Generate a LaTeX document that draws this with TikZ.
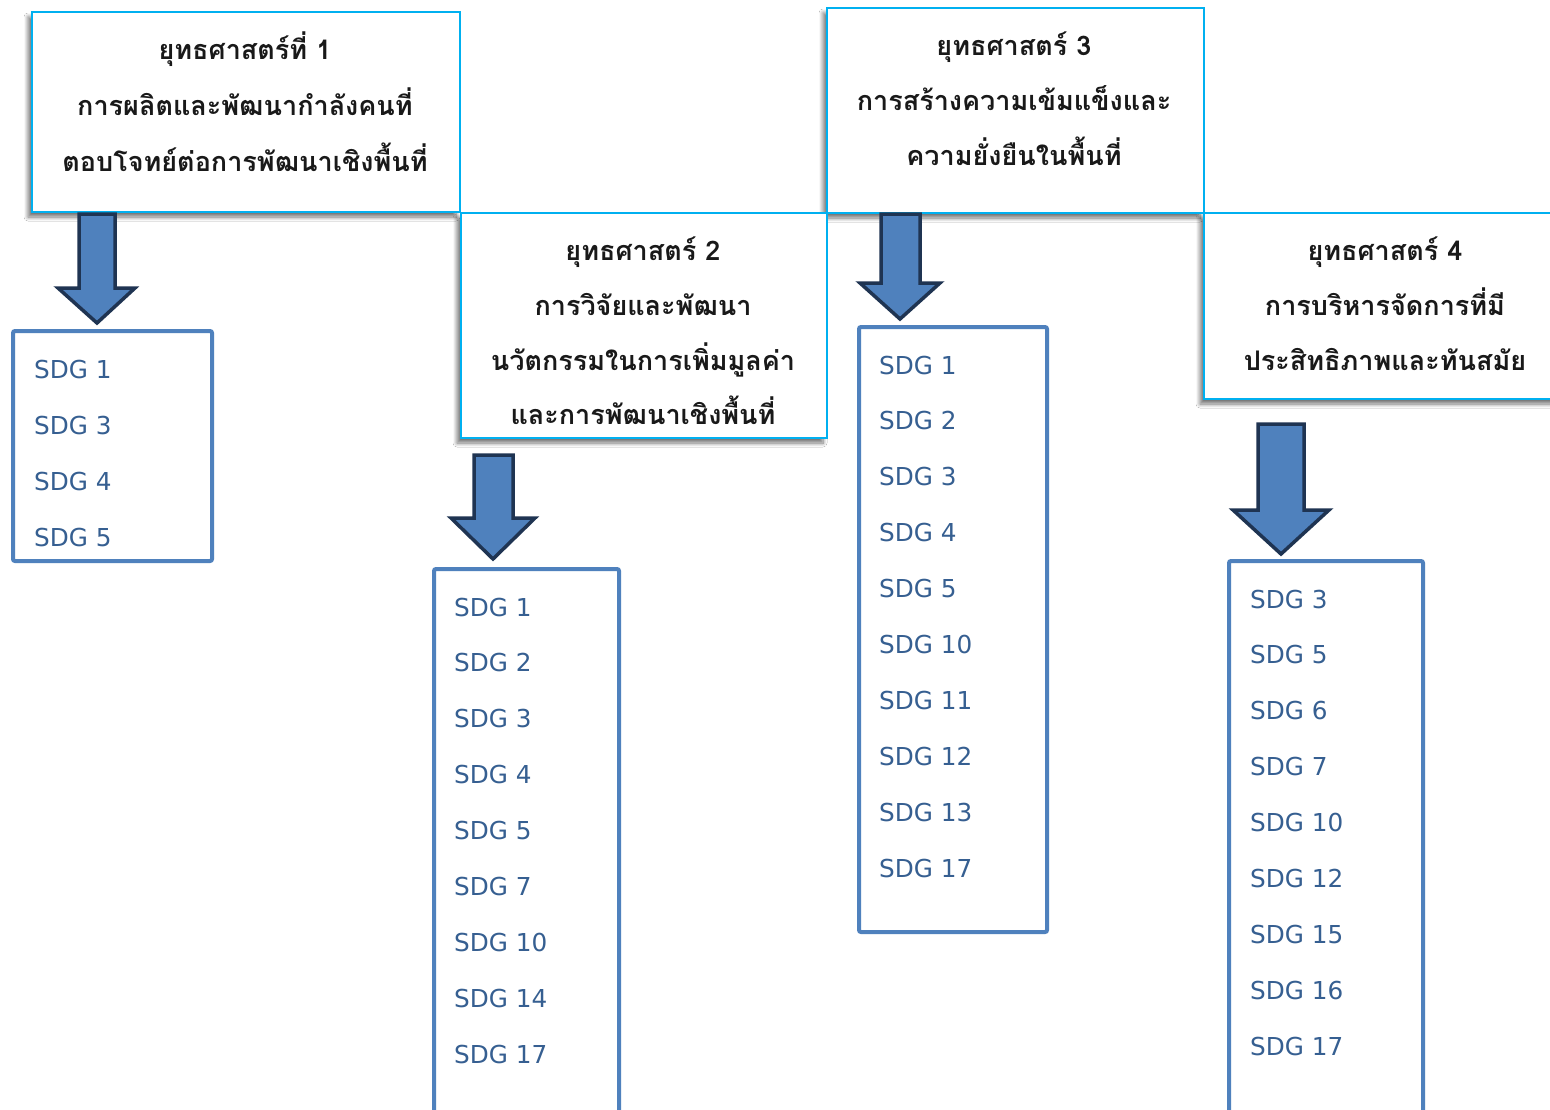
\documentclass[tikz,border=0pt]{standalone}
\usepackage{fontspec}
\usetikzlibrary{shadows,shadows.blur}
\newfontfamily\thaifont[Script=Thai]{Loma}
\newfontfamily\sdgfont{DejaVu Sans}
\definecolor{hdrline}{RGB}{0,176,240}
\definecolor{boxblue}{RGB}{79,129,189}
\definecolor{navy}{RGB}{31,52,82}
\definecolor{sdgtext}{RGB}{54,95,145}
\tikzset{
  hdr/.style={draw=hdrline, line width=2pt, fill=white, anchor=north west, inner sep=0pt,
    blur shadow={shadow xshift=-4pt, shadow yshift=-5pt, shadow blur steps=8, shadow blur radius=4pt, shadow opacity=55}},
  hdrtext/.style={anchor=base, inner sep=0pt, font=\thaifont\bfseries\fontsize{27}{32}\selectfont, text=black!90},
  sdgbox/.style={draw=boxblue, line width=4pt, rounded corners=2pt, fill=white, anchor=north west, inner sep=0pt},
  sdgitem/.style={anchor=base west, inner sep=0pt, font=\sdgfont\fontsize{24.7}{30}\selectfont, text=sdgtext},
  blockarrow/.style={fill=boxblue, draw=navy, line width=3.5pt, line join=miter}
}
\begin{document}
\begin{tikzpicture}[x=1pt,y=-1pt]
\useasboundingbox[fill=white] (0,0) rectangle (1550,1109);
% header boxes
\node[hdr, minimum width=428pt, minimum height=200pt] (h1) at (31,11) {};
\node[hdr, minimum width=377pt, minimum height=205pt] (h3) at (826,7) {};
\node[hdr, minimum width=366pt, minimum height=225pt] (h2) at (460,212) {};
\node[hdr, minimum width=370pt, minimum height=186pt] (h4) at (1203,212) {};
% header texts
\node[hdrtext] (h1a) at (245,59) {ยุทธศาสตร์ที่ 1};
\node[hdrtext] (h1b) at (245,115) {การผลิตและพัฒนากำลังคนที่};
\node[hdrtext] (h1c) at (245,171) {ตอบโจทย์ต่อการพัฒนาเชิงพื้นที่};
\node[hdrtext] (h2a) at (643,260) {ยุทธศาสตร์ 2};
\node[hdrtext] (h2b) at (643,315) {การวิจัยและพัฒนา};
\node[hdrtext] (h2c) at (643,370) {นวัตกรรมในการเพิ่มมูลค่า};
\node[hdrtext] (h2d) at (643,424) {และการพัฒนาเชิงพื้นที่};
\node[hdrtext] (h3a) at (1014,55) {ยุทธศาสตร์ 3};
\node[hdrtext] (h3b) at (1014,110) {การสร้างความเข้มแข็งและ};
\node[hdrtext] (h3c) at (1014,165) {ความยั่งยืนในพื้นที่};
\node[hdrtext] (h4a) at (1385,260) {ยุทธศาสตร์ 4};
\node[hdrtext] (h4b) at (1385,315) {การบริหารจัดการที่มี};
\node[hdrtext] (h4c) at (1385,370) {ประสิทธิภาพและทันสมัย};
% SDG boxes
\node[sdgbox, minimum width=199pt, minimum height=230pt] (s1) at (11,329) {};
\node[sdgbox, minimum width=185pt, minimum height=560pt] (s2) at (432,567) {};
\node[sdgbox, minimum width=188pt, minimum height=605pt] (s3) at (857,325) {};
\node[sdgbox, minimum width=194pt, minimum height=560pt] (s4) at (1227,559) {};
% SDG items
\foreach \t [count=\i] in {1,3,4,5}
  \node[sdgitem] (s1i\i) at (34,{378+56*(\i-1)}) {SDG \t};
\foreach \t [count=\i] in {1,2,3,4,5,7,10,14,17}
  \node[sdgitem] (s2i\i) at (454,{616+55.9*(\i-1)}) {SDG \t};
\foreach \t [count=\i] in {1,2,3,4,5,10,11,12,13,17}
  \node[sdgitem] (s3i\i) at (879,{374+55.9*(\i-1)}) {SDG \t};
\foreach \t [count=\i] in {3,5,6,7,10,12,15,16,17}
  \node[sdgitem] (s4i\i) at (1250,{608+55.9*(\i-1)}) {SDG \t};
% block arrows
\draw[blockarrow] (79,214) -- (115,214) -- (115,288) -- (135,288) -- (97,323) -- (58,288) -- (79,288) -- cycle;
\draw[blockarrow] (474,455) -- (513,455) -- (513,518) -- (535,518) -- (493,559) -- (451,518) -- (474,518) -- cycle;
\draw[blockarrow] (881,214) -- (920,214) -- (920,283) -- (940,283) -- (900,319) -- (860,283) -- (881,283) -- cycle;
\draw[blockarrow] (1258,424) -- (1304,424) -- (1304,510) -- (1329,510) -- (1281,554) -- (1233,510) -- (1258,510) -- cycle;
\end{tikzpicture}
\end{document}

> Exercise goal: Reproduce the whole listing above word for word, but not its pictures.

> Right answer:
Generate a LaTeX document that draws this with TikZ.
\documentclass[tikz,border=0pt]{standalone}
\usepackage{fontspec}
\usetikzlibrary{shadows,shadows.blur}
\newfontfamily\thaifont[Script=Thai]{Loma}
\newfontfamily\sdgfont{DejaVu Sans}
\definecolor{hdrline}{RGB}{0,176,240}
\definecolor{boxblue}{RGB}{79,129,189}
\definecolor{navy}{RGB}{31,52,82}
\definecolor{sdgtext}{RGB}{54,95,145}
\tikzset{
  hdr/.style={draw=hdrline, line width=2pt, fill=white, anchor=north west, inner sep=0pt,
    blur shadow={shadow xshift=-4pt, shadow yshift=-5pt, shadow blur steps=8, shadow blur radius=4pt, shadow opacity=55}},
  hdrtext/.style={anchor=base, inner sep=0pt, font=\thaifont\bfseries\fontsize{27}{32}\selectfont, text=black!90},
  sdgbox/.style={draw=boxblue, line width=4pt, rounded corners=2pt, fill=white, anchor=north west, inner sep=0pt},
  sdgitem/.style={anchor=base west, inner sep=0pt, font=\sdgfont\fontsize{24.7}{30}\selectfont, text=sdgtext},
  blockarrow/.style={fill=boxblue, draw=navy, line width=3.5pt, line join=miter}
}
\begin{document}
\begin{tikzpicture}[x=1pt,y=-1pt]
\useasboundingbox[fill=white] (0,0) rectangle (1550,1109);
% header boxes
\node[hdr, minimum width=428pt, minimum height=200pt] (h1) at (31,11) {};
\node[hdr, minimum width=377pt, minimum height=205pt] (h3) at (826,7) {};
\node[hdr, minimum width=366pt, minimum height=225pt] (h2) at (460,212) {};
\node[hdr, minimum width=370pt, minimum height=186pt] (h4) at (1203,212) {};
% header texts
\node[hdrtext] (h1a) at (245,59) {ยุทธศาสตร์ที่ 1};
\node[hdrtext] (h1b) at (245,115) {การผลิตและพัฒนากำลังคนที่};
\node[hdrtext] (h1c) at (245,171) {ตอบโจทย์ต่อการพัฒนาเชิงพื้นที่};
\node[hdrtext] (h2a) at (643,260) {ยุทธศาสตร์ 2};
\node[hdrtext] (h2b) at (643,315) {การวิจัยและพัฒนา};
\node[hdrtext] (h2c) at (643,370) {นวัตกรรมในการเพิ่มมูลค่า};
\node[hdrtext] (h2d) at (643,424) {และการพัฒนาเชิงพื้นที่};
\node[hdrtext] (h3a) at (1014,55) {ยุทธศาสตร์ 3};
\node[hdrtext] (h3b) at (1014,110) {การสร้างความเข้มแข็งและ};
\node[hdrtext] (h3c) at (1014,165) {ความยั่งยืนในพื้นที่};
\node[hdrtext] (h4a) at (1385,260) {ยุทธศาสตร์ 4};
\node[hdrtext] (h4b) at (1385,315) {การบริหารจัดการที่มี};
\node[hdrtext] (h4c) at (1385,370) {ประสิทธิภาพและทันสมัย};
% SDG boxes
\node[sdgbox, minimum width=199pt, minimum height=230pt] (s1) at (11,329) {};
\node[sdgbox, minimum width=185pt, minimum height=560pt] (s2) at (432,567) {};
\node[sdgbox, minimum width=188pt, minimum height=605pt] (s3) at (857,325) {};
\node[sdgbox, minimum width=194pt, minimum height=560pt] (s4) at (1227,559) {};
% SDG items
\foreach \t [count=\i] in {1,3,4,5}
  \node[sdgitem] (s1i\i) at (34,{378+56*(\i-1)}) {SDG \t};
\foreach \t [count=\i] in {1,2,3,4,5,7,10,14,17}
  \node[sdgitem] (s2i\i) at (454,{616+55.9*(\i-1)}) {SDG \t};
\foreach \t [count=\i] in {1,2,3,4,5,10,11,12,13,17}
  \node[sdgitem] (s3i\i) at (879,{374+55.9*(\i-1)}) {SDG \t};
\foreach \t [count=\i] in {3,5,6,7,10,12,15,16,17}
  \node[sdgitem] (s4i\i) at (1250,{608+55.9*(\i-1)}) {SDG \t};
% block arrows
\draw[blockarrow] (79,214) -- (115,214) -- (115,288) -- (135,288) -- (97,323) -- (58,288) -- (79,288) -- cycle;
\draw[blockarrow] (474,455) -- (513,455) -- (513,518) -- (535,518) -- (493,559) -- (451,518) -- (474,518) -- cycle;
\draw[blockarrow] (881,214) -- (920,214) -- (920,283) -- (940,283) -- (900,319) -- (860,283) -- (881,283) -- cycle;
\draw[blockarrow] (1258,424) -- (1304,424) -- (1304,510) -- (1329,510) -- (1281,554) -- (1233,510) -- (1258,510) -- cycle;
\end{tikzpicture}
\end{document}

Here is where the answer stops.